Florence – It’s 9 p.m. in Florence and the Odeon Theatre is overflowing with people, bundled in their long coats, waiting to spend their Friday in front of the big screen.

It’s the opening night of the 56 Festival Dei Popoli, an international documentary film festival, held annually in Florence.

The film is “Mr. Gaga,” an entryway to the world of dancer and choreographer Ohad Naharin.

The lights dim and Naharin’s running naked with the other children of the kibbutz in Israel, and dancing in an apartment in New York City, and then back to Israel to work with the Batsheva Dance Company.

Naharin is egotistical and hardheaded, but I can forgive him those faults. He’s a true artist, striving for perfection, but never mistrusting his own point of view. His demeanor is chilling and, yet, alluring. He’s the parent or coach or teacher that’s hard on you, but you still deeply want to please. You can see it in the faces of his dancers. They hate him, but he will save them.

With documentaries about artists, I often feel overwhelmed by the darker aspects of the artists’ personal lives. The artist, as well as the film itself, puts too much stock in the hardships and the sadness and the loss. The filmmakers want the audience to buy into the idea that the artist is special, somehow set apart.

But “Mr. Gaga” is more than the incredible story of the life and loss of one man. It’s the incredible story of life, and the power of dance to unite us in our struggle and joy and loss and hope. This feeling of unity comes from the filmmakers as much as it does Naharin’s own outlook on life.

Naharin sees both the genius in himself, as well as the genius in the dancers he works with. He doesn’t set himself apart. He understands that he isn’t alone in his feelings and expressions, and he invites us to experience his world with him through his art.

The documentary interlaces Naharin’s story with clips of his choreography, drawing the correlation between Naharin’s life events and his art, which is both deeply personal and highly innovative.

The moments of dance in the film, are breaths between the forward motion of Naharin’s life. Those breaths allow the viewer to stop and take in the essence of Naharin as an artist. As the viewer starts to feel disconnected from the man, they’re introduced again to the artist, and it draws them back in.

Naharin’s choreography is filled with small movements and moments that are full of emotion. It’s about the breaths between the big actions.

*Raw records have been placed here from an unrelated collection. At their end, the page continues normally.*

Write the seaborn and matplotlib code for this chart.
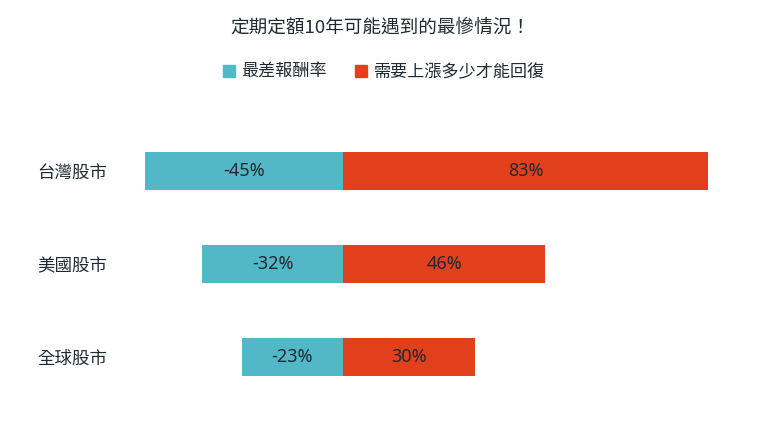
import matplotlib
matplotlib.use("Agg")
import matplotlib.pyplot as plt
import matplotlib.patches as mpatches
import pandas as pd
import seaborn as sns

markets = ["台灣股市", "美國股市", "全球股市"]
worst_return = [-45, -32, -23]
needed_gain = [83, 46, 30]
series_names = ["最差報酬率", "需要上漲多少才能回復"]
title = "定期定額10年可能遇到的最慘情況！"

TEAL = "#52B7C6"
RED = "#E2401C"
TEXT = "#1f2a30"

sns.set_theme(style="white")
plt.rcParams["font.family"] = ["Noto Sans CJK TC", "DejaVu Sans"]

df = pd.DataFrame({"market": markets, "worst": worst_return, "gain": needed_gain})

fig = plt.figure(figsize=(7.6, 4.28), dpi=100)
ax = fig.add_axes([120 / 760, 8 / 428, 620 / 760, 310 / 428])

sns.barplot(data=df, x="worst", y="market", color=TEAL, width=0.4,
            saturation=1, linewidth=0, ax=ax, orient="h")
sns.barplot(data=df, x="gain", y="market", color=RED, width=0.4,
            saturation=1, linewidth=0, ax=ax, orient="h")

for i, (w, g) in enumerate(zip(worst_return, needed_gain)):
    ax.text(w / 2, i, f"{w}%", ha="center", va="center", fontsize=13,
            color=TEXT, family=["Noto Sans", "DejaVu Sans"])
    ax.text(g / 2, i, f"{g}%", ha="center", va="center", fontsize=13,
            color=TEXT, family=["Noto Sans", "DejaVu Sans"])

ax.set_xlim((120 - 343) / 4.4, (740 - 343) / 4.4)
ax.set_ylim(2.677, -0.656)
ax.set(xlabel=None, ylabel=None)
ax.set_xticks([])
ax.tick_params(axis="y", length=0, pad=9, labelcolor=TEXT)
for lab in ax.get_yticklabels():
    lab.set_fontsize(12.6)
for s in ax.spines.values():
    s.set_visible(False)

fig.text(0.5, 1 - 28 / 428, title, ha="center", va="center",
         fontsize=13.4, color=TEXT)
handles = [mpatches.Patch(color=TEAL, label=series_names[0]),
           mpatches.Patch(color=RED, label=series_names[1])]
fig.legend(handles=handles, loc="center", bbox_to_anchor=(0.505, 1 - 72 / 428),
           ncol=2, frameon=False, prop={"size": 12.3},
           handlelength=0.7, handleheight=0.7, handletextpad=0.4,
           columnspacing=1.6, labelcolor=TEXT)

fig.savefig("out.png", dpi=100, facecolor="white")
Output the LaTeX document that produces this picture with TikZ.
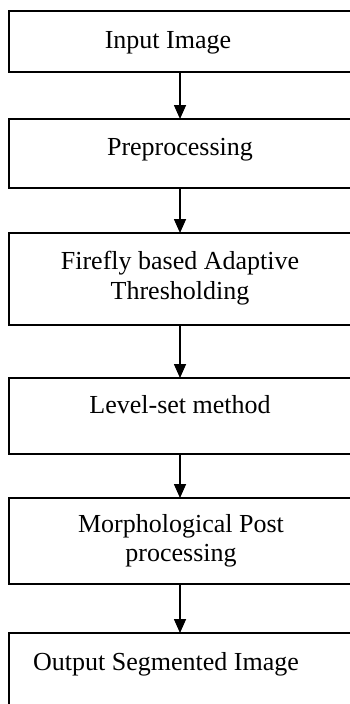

That lightness and intentionality of the choreography is mirrored in the documentary. The scenes aren’t rushed between the big actions of Naharin’s life. The camera lingers on the small, beautiful moments that get to the heart of what Naharin’s life and art is about.

Tomer Heymann, the director of the film, was able to convey the essence of one man and make it relatable to a wide audience of people. The film ends with Naharin’s explanation of his movement language, Gaga, a type of dance that focuses on an individual’s intentional movement. Gaga is about tapping into your own freedom of expression and allowing yourself to move naturally and instinctually.

“To morn a big loss and to dance, they don’t contradict each other,” Naharin said in the film, and that’s what Gaga does. It uses dance to help people connect to and express their inner selves.